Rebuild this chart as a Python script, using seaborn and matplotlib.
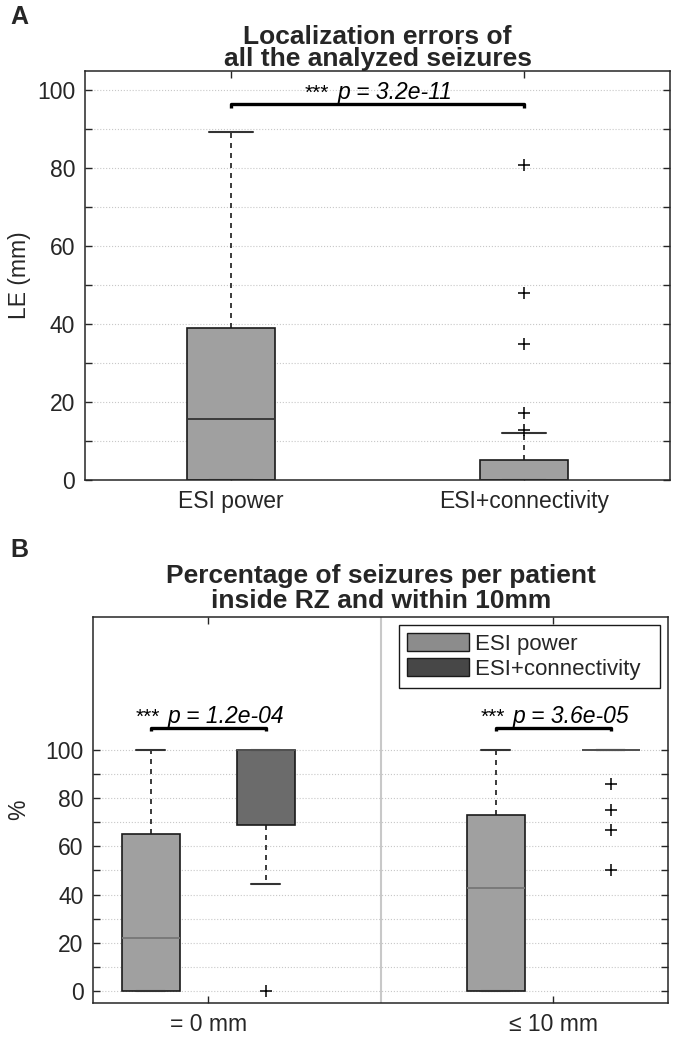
########################################
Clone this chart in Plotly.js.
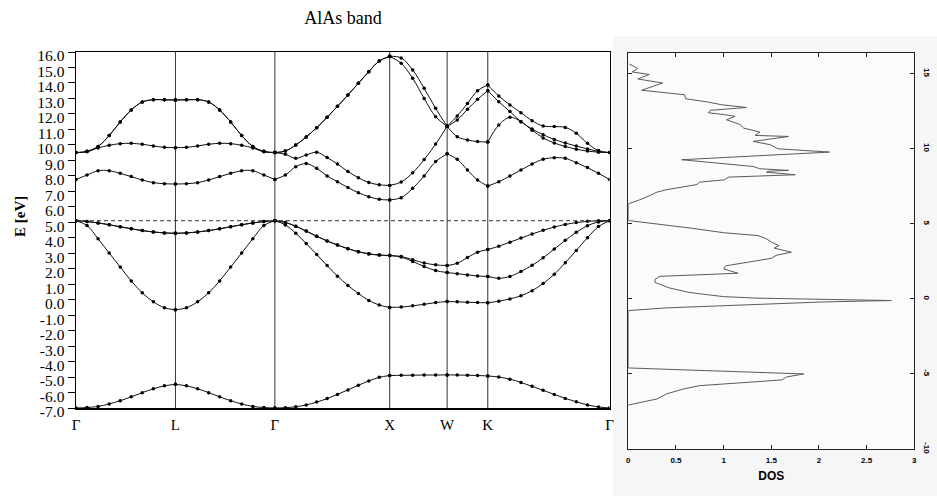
########################################
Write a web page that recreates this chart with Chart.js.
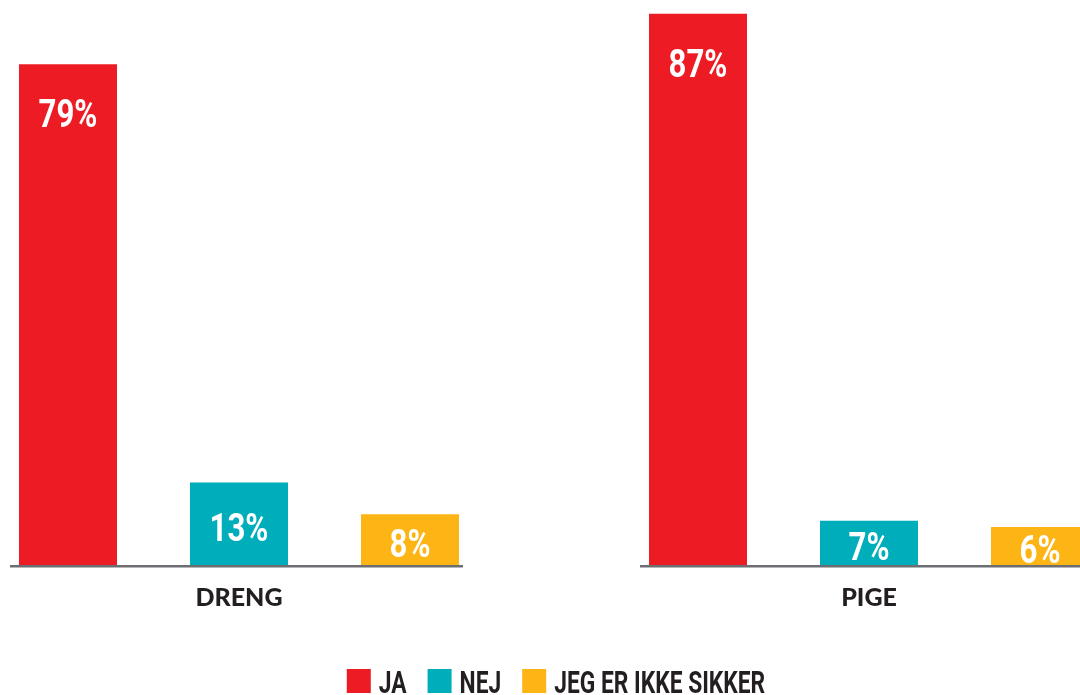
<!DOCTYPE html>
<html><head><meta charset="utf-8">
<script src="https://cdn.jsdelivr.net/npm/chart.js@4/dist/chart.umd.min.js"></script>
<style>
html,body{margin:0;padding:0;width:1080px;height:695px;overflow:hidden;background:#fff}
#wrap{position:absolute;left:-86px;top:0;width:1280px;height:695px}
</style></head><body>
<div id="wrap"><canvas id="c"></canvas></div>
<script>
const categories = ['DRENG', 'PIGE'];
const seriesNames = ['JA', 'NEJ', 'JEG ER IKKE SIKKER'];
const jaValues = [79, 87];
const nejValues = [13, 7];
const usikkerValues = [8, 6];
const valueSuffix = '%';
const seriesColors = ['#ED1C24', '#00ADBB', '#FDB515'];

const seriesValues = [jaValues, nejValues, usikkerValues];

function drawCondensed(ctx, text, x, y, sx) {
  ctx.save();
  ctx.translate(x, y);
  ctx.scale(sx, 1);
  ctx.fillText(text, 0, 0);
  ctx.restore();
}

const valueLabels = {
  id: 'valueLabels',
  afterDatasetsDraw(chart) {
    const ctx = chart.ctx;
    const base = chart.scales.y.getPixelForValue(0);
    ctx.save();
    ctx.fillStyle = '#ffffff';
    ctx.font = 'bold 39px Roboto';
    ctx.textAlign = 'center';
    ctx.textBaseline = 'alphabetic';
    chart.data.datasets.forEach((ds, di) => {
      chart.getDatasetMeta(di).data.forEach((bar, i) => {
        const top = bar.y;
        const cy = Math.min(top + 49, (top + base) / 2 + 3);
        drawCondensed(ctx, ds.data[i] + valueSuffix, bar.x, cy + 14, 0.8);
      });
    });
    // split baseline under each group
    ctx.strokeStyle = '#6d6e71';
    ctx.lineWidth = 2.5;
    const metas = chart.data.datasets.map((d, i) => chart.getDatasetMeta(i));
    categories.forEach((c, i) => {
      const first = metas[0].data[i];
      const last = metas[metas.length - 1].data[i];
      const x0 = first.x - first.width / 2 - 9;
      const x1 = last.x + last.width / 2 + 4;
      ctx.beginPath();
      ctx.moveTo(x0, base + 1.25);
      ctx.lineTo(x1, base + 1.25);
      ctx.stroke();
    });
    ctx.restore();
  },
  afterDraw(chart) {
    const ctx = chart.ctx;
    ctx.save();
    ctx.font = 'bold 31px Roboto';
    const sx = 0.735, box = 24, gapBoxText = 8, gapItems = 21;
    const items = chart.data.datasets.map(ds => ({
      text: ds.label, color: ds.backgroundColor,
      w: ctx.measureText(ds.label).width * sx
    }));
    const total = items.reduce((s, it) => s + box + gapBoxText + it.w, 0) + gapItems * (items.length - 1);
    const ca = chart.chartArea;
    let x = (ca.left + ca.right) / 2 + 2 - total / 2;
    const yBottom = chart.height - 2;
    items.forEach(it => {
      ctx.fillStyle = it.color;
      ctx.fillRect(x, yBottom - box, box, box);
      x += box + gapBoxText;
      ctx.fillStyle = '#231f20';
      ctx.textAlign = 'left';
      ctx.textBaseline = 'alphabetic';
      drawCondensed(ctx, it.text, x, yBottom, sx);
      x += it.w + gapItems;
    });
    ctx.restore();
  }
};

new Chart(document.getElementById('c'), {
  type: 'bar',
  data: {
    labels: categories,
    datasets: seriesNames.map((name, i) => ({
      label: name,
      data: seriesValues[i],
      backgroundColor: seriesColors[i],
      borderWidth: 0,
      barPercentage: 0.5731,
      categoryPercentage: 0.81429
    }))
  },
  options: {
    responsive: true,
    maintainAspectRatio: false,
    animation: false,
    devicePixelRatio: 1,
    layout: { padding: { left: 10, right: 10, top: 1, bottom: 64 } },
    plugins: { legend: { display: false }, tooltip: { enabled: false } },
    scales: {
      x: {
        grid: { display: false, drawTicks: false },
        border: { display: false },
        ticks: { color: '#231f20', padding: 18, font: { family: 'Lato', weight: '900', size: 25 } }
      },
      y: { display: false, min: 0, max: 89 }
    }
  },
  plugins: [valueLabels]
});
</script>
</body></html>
########################################
TASK PROMPT » Find every line in the records above that holds the word "script", and copy each one.

ANSWER FOR THIS EXERCISE »
Rebuild this chart as a Python script, using seaborn and matplotlib.
<script src="https://cdn.jsdelivr.net/npm/chart.js@4/dist/chart.umd.min.js"></script>
<script>
</script>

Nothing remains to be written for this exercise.